Aluminum formate (ALF) has a talent for separating carbon dioxide from the other gases that commonly fly out of the smokestacks of coal-fired power plants. It also lacks the shortcomings that other proposed carbon filtration materials have, said NIST’s Hayden Evans, one of the lead authors of the team’s research paper, published in the journal Science Advances.
“What makes this work exciting is that ALF performs really well relative to other high-performing CO2 adsorbents, but it rivals designer compounds in its simplicity, overall stability and ease of preparation,” said Evans, a Chemist at the NIST Center for Neutron Research. “It is made of two substances found easily and abundantly, so creating enough ALF to use widely should be possible at very low cost.”
Scrubbing the CO2 from flue gas before it reaches the atmosphere in the first place is a logical approach, but it has proved challenging to create an effective scrubber. The mixture of gases that flows up the smokestacks of coal-fired power plants is typically hot, humid, and corrosive — characteristics that have made it difficult to find an economical material that can do the job efficiently.
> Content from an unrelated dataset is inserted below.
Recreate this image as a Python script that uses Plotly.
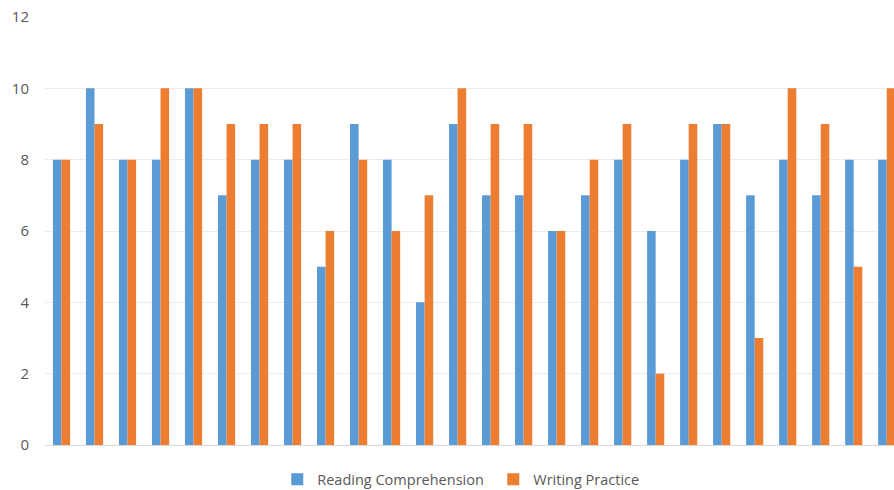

ALF is made from aluminum hydroxide and formic acid, two chemicals that are abundant and readily available on the market. It would cost less than a dollar per kilogram, Evans said, which is up to 100 times less expensive than other materials with similar performance. Low cost is important because carbon capture at a single plant could require up to tens of thousands of tons of filtration material. The amount needed for the entire world would be enormous.
On a microscopic scale, ALF resembles a three-dimensional wire cage with innumerable small holes. These holes are just large enough to allow CO2 molecules to enter and get trapped, but just small enough to exclude the slightly larger nitrogen molecules that make up the majority of flue gas. Neutron diffraction work at the NCNR showed the team how the individual cages in the material collect and fill with CO2, revealing that the gas molecules fit inside certain cages within ALF like a hand in a glove, Evans said.
Despite its potential, ALF is not ready for immediate use. Engineers would need to design a procedure to create ALF at large scales. A coal-fired plant would also need a compatible process to reduce the humidity of the flue gas before scrubbing it. Evans said that a great deal is already understood about how to address these issues, and that they would not make the cost of using ALF prohibitive.
The research team includes scientists from the National University of Singapore; Singapore’s Agency for Science, Technology and Research; the University of Delaware; and the University of California, Santa Barbara.